SUPPLIED MATERIAL:
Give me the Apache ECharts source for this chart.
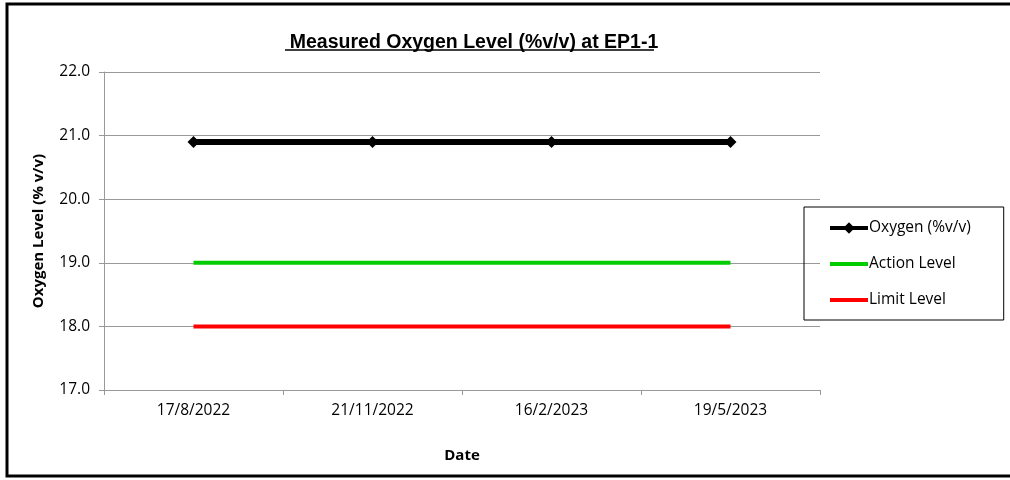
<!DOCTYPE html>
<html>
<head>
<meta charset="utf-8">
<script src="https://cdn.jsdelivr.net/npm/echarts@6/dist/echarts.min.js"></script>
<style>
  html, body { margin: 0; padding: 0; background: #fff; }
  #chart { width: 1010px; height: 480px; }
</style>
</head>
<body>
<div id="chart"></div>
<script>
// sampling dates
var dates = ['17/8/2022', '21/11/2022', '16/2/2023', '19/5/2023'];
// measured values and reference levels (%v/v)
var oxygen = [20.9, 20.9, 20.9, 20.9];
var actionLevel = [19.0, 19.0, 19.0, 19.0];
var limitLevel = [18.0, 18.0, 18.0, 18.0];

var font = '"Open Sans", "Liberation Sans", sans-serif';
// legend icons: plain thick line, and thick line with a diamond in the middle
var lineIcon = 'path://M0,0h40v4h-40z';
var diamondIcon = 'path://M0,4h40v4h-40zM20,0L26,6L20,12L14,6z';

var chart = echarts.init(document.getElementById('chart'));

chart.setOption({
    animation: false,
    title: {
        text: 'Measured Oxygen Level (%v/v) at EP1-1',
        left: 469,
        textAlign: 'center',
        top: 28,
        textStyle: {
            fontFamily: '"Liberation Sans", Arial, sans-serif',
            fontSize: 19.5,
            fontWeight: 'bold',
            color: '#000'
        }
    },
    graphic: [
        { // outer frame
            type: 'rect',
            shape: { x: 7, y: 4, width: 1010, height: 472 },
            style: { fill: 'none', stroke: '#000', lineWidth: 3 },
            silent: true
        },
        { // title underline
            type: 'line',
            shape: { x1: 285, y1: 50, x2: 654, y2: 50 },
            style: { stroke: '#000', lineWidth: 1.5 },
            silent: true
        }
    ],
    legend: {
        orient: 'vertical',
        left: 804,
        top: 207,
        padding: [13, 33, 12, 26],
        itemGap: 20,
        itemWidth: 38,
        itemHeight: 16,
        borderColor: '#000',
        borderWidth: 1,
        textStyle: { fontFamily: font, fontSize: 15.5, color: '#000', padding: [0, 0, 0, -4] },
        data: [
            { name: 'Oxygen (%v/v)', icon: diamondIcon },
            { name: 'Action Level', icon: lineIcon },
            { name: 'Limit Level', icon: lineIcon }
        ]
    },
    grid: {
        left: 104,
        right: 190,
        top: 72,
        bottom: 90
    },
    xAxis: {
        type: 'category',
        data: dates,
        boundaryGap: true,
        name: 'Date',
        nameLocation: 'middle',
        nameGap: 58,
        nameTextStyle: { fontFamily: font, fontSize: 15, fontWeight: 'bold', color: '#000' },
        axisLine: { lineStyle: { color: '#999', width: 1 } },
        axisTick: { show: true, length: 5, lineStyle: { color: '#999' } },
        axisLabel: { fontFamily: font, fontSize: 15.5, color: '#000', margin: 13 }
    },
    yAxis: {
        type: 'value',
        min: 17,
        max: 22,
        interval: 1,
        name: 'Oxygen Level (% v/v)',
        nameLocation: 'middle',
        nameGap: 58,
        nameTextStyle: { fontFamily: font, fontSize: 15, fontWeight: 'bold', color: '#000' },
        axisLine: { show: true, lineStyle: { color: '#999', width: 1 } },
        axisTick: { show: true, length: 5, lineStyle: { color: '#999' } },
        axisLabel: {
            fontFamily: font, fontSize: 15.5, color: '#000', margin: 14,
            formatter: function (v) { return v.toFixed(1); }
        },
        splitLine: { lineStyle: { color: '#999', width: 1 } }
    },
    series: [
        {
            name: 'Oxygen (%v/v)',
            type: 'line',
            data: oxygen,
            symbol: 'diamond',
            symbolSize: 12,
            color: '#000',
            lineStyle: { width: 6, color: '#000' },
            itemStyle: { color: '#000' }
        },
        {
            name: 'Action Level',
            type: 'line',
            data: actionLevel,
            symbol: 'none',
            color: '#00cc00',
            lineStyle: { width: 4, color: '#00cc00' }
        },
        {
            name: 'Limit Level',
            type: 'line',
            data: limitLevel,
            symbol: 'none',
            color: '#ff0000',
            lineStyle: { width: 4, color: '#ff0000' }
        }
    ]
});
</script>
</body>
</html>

WHAT IS EXPECTED:
Extract the full listing exactly, with the pictures left out.

EXERCISE RESPONSE:
Give me the Apache ECharts source for this chart.
<!DOCTYPE html>
<html>
<head>
<meta charset="utf-8">
<script src="https://cdn.jsdelivr.net/npm/echarts@6/dist/echarts.min.js"></script>
<style>
  html, body { margin: 0; padding: 0; background: #fff; }
  #chart { width: 1010px; height: 480px; }
</style>
</head>
<body>
<div id="chart"></div>
<script>
// sampling dates
var dates = ['17/8/2022', '21/11/2022', '16/2/2023', '19/5/2023'];
// measured values and reference levels (%v/v)
var oxygen = [20.9, 20.9, 20.9, 20.9];
var actionLevel = [19.0, 19.0, 19.0, 19.0];
var limitLevel = [18.0, 18.0, 18.0, 18.0];

var font = '"Open Sans", "Liberation Sans", sans-serif';
// legend icons: plain thick line, and thick line with a diamond in the middle
var lineIcon = 'path://M0,0h40v4h-40z';
var diamondIcon = 'path://M0,4h40v4h-40zM20,0L26,6L20,12L14,6z';

var chart = echarts.init(document.getElementById('chart'));

chart.setOption({
    animation: false,
    title: {
        text: 'Measured Oxygen Level (%v/v) at EP1-1',
        left: 469,
        textAlign: 'center',
        top: 28,
        textStyle: {
            fontFamily: '"Liberation Sans", Arial, sans-serif',
            fontSize: 19.5,
            fontWeight: 'bold',
            color: '#000'
        }
    },
    graphic: [
        { // outer frame
            type: 'rect',
            shape: { x: 7, y: 4, width: 1010, height: 472 },
            style: { fill: 'none', stroke: '#000', lineWidth: 3 },
            silent: true
        },
        { // title underline
            type: 'line',
            shape: { x1: 285, y1: 50, x2: 654, y2: 50 },
            style: { stroke: '#000', lineWidth: 1.5 },
            silent: true
        }
    ],
    legend: {
        orient: 'vertical',
        left: 804,
        top: 207,
        padding: [13, 33, 12, 26],
        itemGap: 20,
        itemWidth: 38,
        itemHeight: 16,
        borderColor: '#000',
        borderWidth: 1,
        textStyle: { fontFamily: font, fontSize: 15.5, color: '#000', padding: [0, 0, 0, -4] },
        data: [
            { name: 'Oxygen (%v/v)', icon: diamondIcon },
            { name: 'Action Level', icon: lineIcon },
            { name: 'Limit Level', icon: lineIcon }
        ]
    },
    grid: {
        left: 104,
        right: 190,
        top: 72,
        bottom: 90
    },
    xAxis: {
        type: 'category',
        data: dates,
        boundaryGap: true,
        name: 'Date',
        nameLocation: 'middle',
        nameGap: 58,
        nameTextStyle: { fontFamily: font, fontSize: 15, fontWeight: 'bold', color: '#000' },
        axisLine: { lineStyle: { color: '#999', width: 1 } },
        axisTick: { show: true, length: 5, lineStyle: { color: '#999' } },
        axisLabel: { fontFamily: font, fontSize: 15.5, color: '#000', margin: 13 }
    },
    yAxis: {
        type: 'value',
        min: 17,
        max: 22,
        interval: 1,
        name: 'Oxygen Level (% v/v)',
        nameLocation: 'middle',
        nameGap: 58,
        nameTextStyle: { fontFamily: font, fontSize: 15, fontWeight: 'bold', color: '#000' },
        axisLine: { show: true, lineStyle: { color: '#999', width: 1 } },
        axisTick: { show: true, length: 5, lineStyle: { color: '#999' } },
        axisLabel: {
            fontFamily: font, fontSize: 15.5, color: '#000', margin: 14,
            formatter: function (v) { return v.toFixed(1); }
        },
        splitLine: { lineStyle: { color: '#999', width: 1 } }
    },
    series: [
        {
            name: 'Oxygen (%v/v)',
            type: 'line',
            data: oxygen,
            symbol: 'diamond',
            symbolSize: 12,
            color: '#000',
            lineStyle: { width: 6, color: '#000' },
            itemStyle: { color: '#000' }
        },
        {
            name: 'Action Level',
            type: 'line',
            data: actionLevel,
            symbol: 'none',
            color: '#00cc00',
            lineStyle: { width: 4, color: '#00cc00' }
        },
        {
            name: 'Limit Level',
            type: 'line',
            data: limitLevel,
            symbol: 'none',
            color: '#ff0000',
            lineStyle: { width: 4, color: '#ff0000' }
        }
    ]
});
</script>
</body>
</html>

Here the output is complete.